Somalia as the new hot spot for jihadism?

Al-Shabaab, an affiliate of al-Qaeda based in Somalia, is finding new support among the young as well as forming new alliances, such as with the Iran-backed Houthis in Yemen, reports Tam Hussein in the online magazine UnHerd (September 16). The ineffectiveness of the Somali government in defeating the terrorist group was on display in July 2024, when a fireball ripped through a cafe full of football fans in Mogadishu. Al-Shabaab later claimed responsibility for the blast and the five lives it took. The attack posed a particular threat because the 22,000 African Union troops that have been stationed in Somalia since 2007 to support Mogadishu’s fragile government are scheduled to leave at the end of the year. “And there’s every reason to believe that al-Shabaab could take over and destabilise neighbouring nations with a large Somali diaspora…It could also spark more serious threats closer to home. After all, in the aftermath of 9/11, it was in Somalia—not Iraq or Afghanistan—that a new generation of Western jihadists were spawned,” Hussein writes. The revival and spread of al-Shabaab is linked to the same dissident fervor that led young Muslims in Islamic societies and their diasporas to fight in Chechnya or join organizations such as Hizb ut-Tahrir that called for a return of the caliphate in Syria.

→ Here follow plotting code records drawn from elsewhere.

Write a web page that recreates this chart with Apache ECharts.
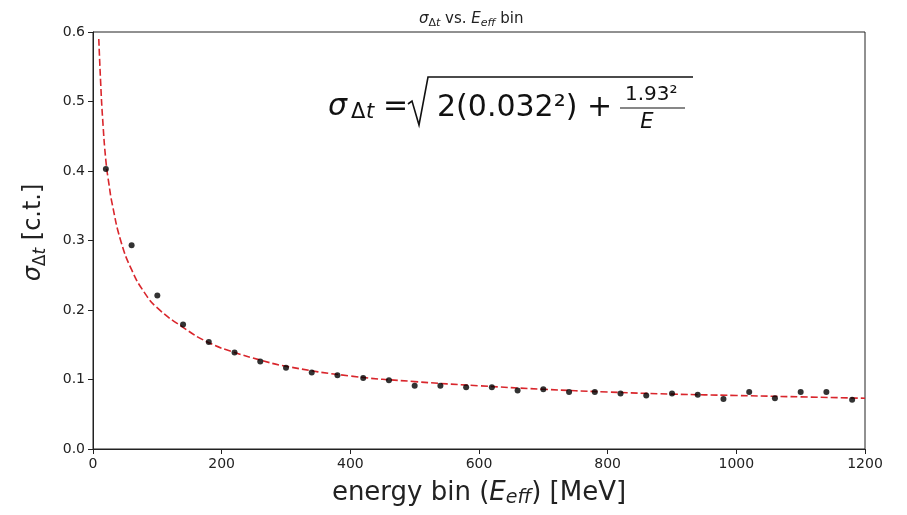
<!DOCTYPE html>
<html>
<head>
<meta charset="utf-8">
<script src="https://cdn.jsdelivr.net/npm/echarts@6/dist/echarts.min.js"></script>
<style>html,body{margin:0;padding:0;background:#fff;}#c{width:907px;height:515px;}</style>
</head>
<body>
<div id="c"></div>
<script>
// measured points
var binEnergy = [20,60,100,140,180,220,260,300,340,380,420,460,500,540,580,620,660,700,740,780,820,860,900,940,980,1020,1060,1100,1140,1180];
var sigmaValues = [0.403,0.293,0.221,0.179,0.154,0.139,0.126,0.117,0.110,0.106,0.102,0.099,0.091,0.091,0.089,0.089,0.084,0.086,0.082,0.082,0.080,0.077,0.080,0.078,0.072,0.082,0.073,0.082,0.082,0.071];
// fit curve
var fitEnergy = [9,12,15,20,25,30,43,60,80,100,140,180,220,260,300,400,500,600,700,800,900,1000,1100,1200];
var fitValues = [0.59,0.525,0.475,0.415,0.38,0.352,0.30,0.258,0.225,0.203,0.175,0.153,0.139,0.128,0.119,0.105,0.097,0.091,0.086,0.082,0.079,0.077,0.075,0.073];
var xTicks = [0,200,400,600,800,1000,1200];
var yTicks = [0.0,0.1,0.2,0.3,0.4,0.5,0.6];

var FONT = 'DejaVu Sans';
var chart = echarts.init(document.getElementById('c'), null, {renderer:'canvas'});
var pts = binEnergy.map(function(e,i){return [e, sigmaValues[i]];});
var fit = fitEnergy.map(function(e,i){return [e, fitValues[i]];});

var axisCommon = {
  axisLine:{show:true, lineStyle:{color:'#222', width:1}},
  axisTick:{show:true, inside:false, length:5, lineStyle:{color:'#222'}},
  splitLine:{show:false}
};

chart.setOption({
  animation:false,
  backgroundColor:'#fff',
  grid:{left:93, right:42, top:32, bottom:66, show:true, borderColor:'#222', borderWidth:1, backgroundColor:'transparent'},
  title:{
    text:'{i|σ}{s|Δ}{si|t}{n| vs. }{i|E}{si|eff}{n| bin}',
    left:414, top:5,
    textStyle:{fontWeight:'normal', rich:{
      i:{fontFamily:FONT, fontStyle:'italic', fontWeight:'normal', fontSize:15, color:'#222', lineHeight:19},
      n:{fontFamily:FONT, fontWeight:'normal', fontSize:15, color:'#222', lineHeight:19},
      s:{fontFamily:FONT, fontWeight:'normal', fontSize:11, color:'#222', lineHeight:19, verticalAlign:'bottom', padding:[5,0,0,0]},
      si:{fontFamily:FONT, fontStyle:'italic', fontWeight:'normal', fontSize:11, color:'#222', lineHeight:19, verticalAlign:'bottom', padding:[5,0,0,0]}
    }}
  },
  xAxis:Object.assign({}, axisCommon, {
    type:'value', min:0, max:1200, interval:200,
    name:'{n|energy bin (}{i|E}{si|eff}{n|) [MeV]}',
    nameLocation:'middle', nameGap:29,
    nameTextStyle:{rich:{
      n:{fontFamily:FONT, fontSize:26, color:'#222', lineHeight:30},
      i:{fontFamily:FONT, fontStyle:'italic', fontSize:26, color:'#222', lineHeight:30},
      si:{fontFamily:FONT, fontStyle:'italic', fontSize:19, color:'#222', lineHeight:30, verticalAlign:'bottom', padding:[9,0,0,0]}
    }},
    axisLabel:{color:'#222', fontFamily:FONT, fontSize:14, margin:8, formatter:function(v){return String(v);}}
  }),
  yAxis:Object.assign({}, axisCommon, {
    type:'value', min:0, max:0.6, interval:0.1,
    name:'{i|σ}{s|Δ}{si|t}{n| [c.t.]}',
    nameLocation:'middle', nameGap:44, nameRotate:90,
    nameTextStyle:{padding:[0,0,0,16], rich:{
      n:{fontFamily:FONT, fontSize:24, color:'#222', lineHeight:30},
      i:{fontFamily:FONT, fontStyle:'italic', fontSize:24, color:'#222', lineHeight:30},
      s:{fontFamily:FONT, fontSize:17, color:'#222', lineHeight:30, verticalAlign:'bottom', padding:[7,0,0,0]},
      si:{fontFamily:FONT, fontStyle:'italic', fontSize:17, color:'#222', lineHeight:30, verticalAlign:'bottom', padding:[7,0,0,0]}
    }},
    axisLabel:{color:'#222', fontFamily:FONT, fontSize:14, margin:8, formatter:function(v){return v.toFixed(1);}}
  }),
  series:[
    {type:'line', data:fit, showSymbol:false, smooth:0.5, clip:true,
     lineStyle:{color:'#d9262c', width:1.6, type:[7,3]}, z:2},
    {type:'scatter', data:pts, symbol:'circle', symbolSize:6, itemStyle:{color:'#000'}, z:3}
  ],
  graphic:[
    {type:'text', x:328, y:107, style:{text:'σ', font:'italic 30px "DejaVu Sans"', fill:'#111', textVerticalAlign:'middle'}},
    {type:'text', x:351, y:113, style:{text:'Δ', font:'21px "DejaVu Sans"', fill:'#111', textVerticalAlign:'middle'}},
    {type:'text', x:366, y:113, style:{text:'t', font:'italic 21px "DejaVu Sans"', fill:'#111', textVerticalAlign:'middle'}},
    {type:'text', x:383, y:107, style:{text:'=', font:'30px "DejaVu Sans"', fill:'#111', textVerticalAlign:'middle'}},
    {type:'polyline', shape:{points:[[408,104],[412,101],[419,125],[428,77],[693,77]]}, style:{stroke:'#111', lineWidth:1.6, fill:null}},
    {type:'text', x:437, y:108, style:{text:'2(0.032²) +', font:'30px "DejaVu Sans"', fill:'#111', textVerticalAlign:'middle'}},
    {type:'text', x:625, y:95, style:{text:'1.93²', font:'20px "DejaVu Sans"', fill:'#111', textVerticalAlign:'middle'}},
    {type:'line', shape:{x1:620, y1:108, x2:685, y2:108}, style:{stroke:'#111', lineWidth:1.2}},
    {type:'text', x:647, y:123, style:{text:'E', font:'italic 21px "DejaVu Sans"', fill:'#111', textVerticalAlign:'middle', textAlign:'center'}}
  ]
});
</script>
</body>
</html>
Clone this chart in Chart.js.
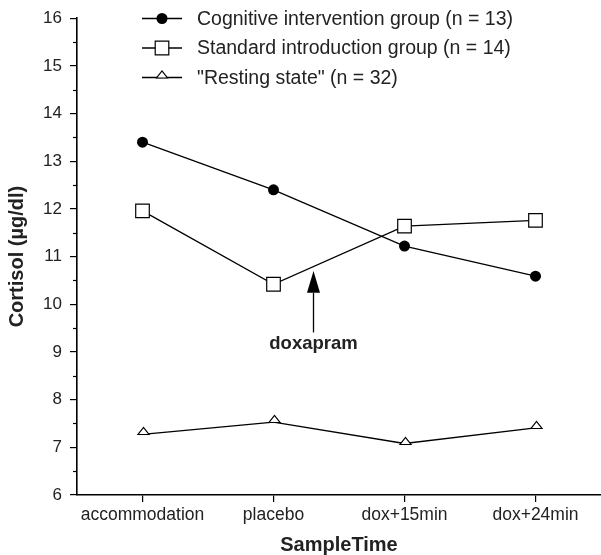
<!DOCTYPE html>
<html>
<head>
<meta charset="utf-8">
<script src="https://cdn.jsdelivr.net/npm/chart.js@4.4.1/dist/chart.umd.min.js"></script>
<style>
html,body{margin:0;padding:0;background:#fff;}
canvas{display:block;}
</style>
</head>
<body>
<canvas id="c" width="601" height="555"></canvas>
<script>
// ---- data ----
const categories = ['accommodation', 'placebo', 'dox+15min', 'dox+24min'];
const cognitive = [13.40, 12.40, 11.22, 10.59];
const standard = [11.96, 10.42, 11.64, 11.76];
const resting = [7.27, 7.53, 7.08, 7.41];
const seriesNames = ['Cognitive intervention group (n = 13)', 'Standard introduction group (n = 14)', '"Resting state" (n = 32)'];
const yMin = 6, yMax = 16, yStep = 1;
const xTitle = 'SampleTime';
const yTitle = 'Cortisol (µg/dl)';
// annotation: arrow at category position 1.3, from 9.41 up to 10.70
const arrowText = 'doxapram';
const arrowX = 1.3;
const arrowTip = 10.70, arrowHeadBase = 10.24, arrowTail = 9.41, arrowLabelY = 9.17;

const FONT = "'Liberation Sans', Arial, Helvetica, sans-serif";
Chart.defaults.font.family = FONT;
Chart.defaults.color = '#222';

// open triangle whose base sits on the point
function drawTriangle(ctx, x, y) {
  ctx.save();
  ctx.beginPath();
  ctx.moveTo(x - 5.5, y + 0.5);
  ctx.lineTo(x + 5.5, y + 0.5);
  ctx.lineTo(x, y - 6.5);
  ctx.closePath();
  ctx.fillStyle = '#fff';
  ctx.fill();
  ctx.lineWidth = 1.2;
  ctx.strokeStyle = '#000';
  ctx.stroke();
  ctx.restore();
}

function drawMarker(ctx, ds, x, y) {
  const st = ds.markerKind;
  ctx.save();
  if (st === 'circle') {
    ctx.beginPath();
    ctx.arc(x, y, ds.pointRadius, 0, Math.PI * 2);
    ctx.fillStyle = ds.pointBackgroundColor;
    ctx.fill();
  } else if (st === 'rect') {
    const s = ds.pointRadius * Math.SQRT1_2;
    ctx.beginPath();
    ctx.rect(x - s, y - s, 2 * s, 2 * s);
    ctx.fillStyle = ds.pointBackgroundColor;
    ctx.fill();
    ctx.lineWidth = ds.pointBorderWidth;
    ctx.strokeStyle = ds.pointBorderColor;
    ctx.stroke();
  } else {
    drawTriangle(ctx, x, y);
  }
  ctx.restore();
}

const triMarkers = {
  id: 'triMarkers',
  afterDatasetsDraw(chart) {
    const ctx = chart.ctx;
    chart.data.datasets.forEach((ds, i) => {
      if (ds.markerKind !== 'triangle') return;
      chart.getDatasetMeta(i).data.forEach(pt => drawTriangle(ctx, Math.round(pt.x) + 0.5, Math.round(pt.y)));
    });
  }
};

const customLegend = {
  id: 'customLegend',
  afterDraw(chart) {
    const ctx = chart.ctx;
    const rows = [18.5, 48, 77.5];
    chart.data.datasets.forEach((ds, i) => {
      const y = rows[i];
      ctx.save();
      ctx.strokeStyle = '#000';
      ctx.lineWidth = 1.3;
      ctx.beginPath();
      ctx.moveTo(142, y);
      ctx.lineTo(182, y);
      ctx.stroke();
      ctx.restore();
      drawMarker(ctx, ds, 162, y);
      ctx.save();
      ctx.fillStyle = '#222';
      ctx.font = '19.5px ' + FONT;
      ctx.textBaseline = 'middle';
      ctx.textAlign = 'left';
      ctx.fillText(ds.label, 197, y + 1);
      ctx.restore();
    });
  }
};

const extras = {
  id: 'extras',
  afterDraw(chart) {
    const ctx = chart.ctx;
    const xs = chart.scales.x, ys = chart.scales.y;
    // minor ticks on y axis
    ctx.save();
    ctx.strokeStyle = '#000';
    ctx.lineWidth = 1.2;
    for (let v = yMin + yStep / 2; v < yMax; v += yStep) {
      const py = Math.round(ys.getPixelForValue(v)) + 0.5;
      ctx.beginPath();
      ctx.moveTo(ys.right - 4, py);
      ctx.lineTo(ys.right, py);
      ctx.stroke();
    }
    // arrow
    const ax = Math.round(xs.getPixelForValue(arrowX)) + 0.5;
    const tipY = ys.getPixelForValue(arrowTip);
    const baseY = ys.getPixelForValue(arrowHeadBase);
    const tailY = ys.getPixelForValue(arrowTail);
    ctx.lineWidth = 1.3;
    ctx.beginPath();
    ctx.moveTo(ax, tailY);
    ctx.lineTo(ax, baseY);
    ctx.stroke();
    ctx.beginPath();
    ctx.moveTo(ax, tipY);
    ctx.lineTo(ax - 6.5, baseY);
    ctx.lineTo(ax + 6.5, baseY);
    ctx.closePath();
    ctx.fillStyle = '#000';
    ctx.fill();
    ctx.font = 'bold 18.5px ' + FONT;
    ctx.fillStyle = '#222';
    ctx.textAlign = 'center';
    ctx.textBaseline = 'middle';
    ctx.fillText(arrowText, ax, ys.getPixelForValue(arrowLabelY));
    ctx.restore();
  }
};

const lineCommon = {
  borderColor: '#000',
  borderWidth: 1.3,
  tension: 0,
  fill: false,
  pointBorderColor: '#000',
  pointBorderWidth: 1.2,
  pointHoverRadius: 0
};

new Chart(document.getElementById('c'), {
  type: 'line',
  data: {
    labels: categories,
    datasets: [
      Object.assign({}, lineCommon, { label: seriesNames[0], data: cognitive, markerKind: 'circle', pointStyle: 'circle', pointRadius: 5.5, pointBackgroundColor: '#000', pointBorderWidth: 0 }),
      Object.assign({}, lineCommon, { label: seriesNames[1], data: standard, markerKind: 'rect', pointStyle: 'rect', pointRadius: 9.6, pointBackgroundColor: '#fff' }),
      Object.assign({}, lineCommon, { label: seriesNames[2], data: resting, markerKind: 'triangle', pointStyle: 'triangle', pointRadius: 0, pointBackgroundColor: '#fff' })
    ]
  },
  options: {
    responsive: false,
    animation: false,
    events: [],
    layout: { autoPadding: false, padding: { top: 16, right: -3, left: 0, bottom: 0 } },
    plugins: { legend: { display: false }, tooltip: { enabled: false } },
    scales: {
      x: {
        type: 'category',
        offset: true,
        grid: { display: true, drawOnChartArea: false, drawTicks: true, tickLength: 7, offset: false, color: '#000', lineWidth: 1.2 },
        border: { display: true, color: '#000', width: 1.6 },
        ticks: { padding: 3, color: '#222', font: { size: 17.5 }, maxRotation: 0, minRotation: 0, autoSkip: false },
        title: { display: true, text: xTitle, color: '#222', font: { size: 20, weight: 'bold', lineHeight: 1 }, padding: { top: 0, bottom: 0 } },
        afterFit(s) { s.height = 60; s.paddingRight = 0; s.paddingLeft = 0; }
      },
      y: {
        min: yMin, max: yMax,
        ticks: { stepSize: yStep, padding: 8, color: '#222', font: { size: 17 } },
        grid: { display: true, drawOnChartArea: false, drawTicks: true, tickLength: 7, color: '#000', lineWidth: 1.2 },
        border: { display: true, color: '#000', width: 1.6 },
        title: { display: true, text: yTitle, color: '#222', font: { size: 20, weight: 'bold', lineHeight: 1 }, padding: { top: 7, bottom: 0 } },
        afterFit(s) { s.width = 77; }
      }
    }
  },
  plugins: [triMarkers, customLegend, extras]
});
</script>
</body>
</html>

Source: The Jamestown Foundation, https://jamestown.org/program/perspectives-on-the-future-of-the-somalijihad/members-of-hizb-al-islam-patrol-southern-mogadishu/

During that time, “policymakers appeared to be more preoccupied with threats emerging from Afghanistan and Iraq or dealing with the aftermath of major terror attacks such as the one that took place in London on 7/7, to appreciate the [influence] al-Shabaab had on a small but significant number of young Muslims in the West. Somalia appeared distant and war-torn.” But today, Hussein writes, “we find ourselves in a similar situation, with a turbo-charged jihadi discourse heightened by the horrific situation in Palestine. Young, disaffected Muslims watch as the media appears outraged by Russian targeting of hospitals in Ukraine but relatively indifferent when the IDF targets hospitals in Gaza. They see themselves as othered, devalued and forgotten. Spurred on by social media and Telegram groups, they see the likes of the Taliban defeating the Americans or the Houthis doing something for Gaza while the rest of the Muslim world appears impotent. For them, al-Shabaab offers an animating force. If its flags rise in Mogadishu, a new generation of Western jihadists could return to the Horn of Africa.”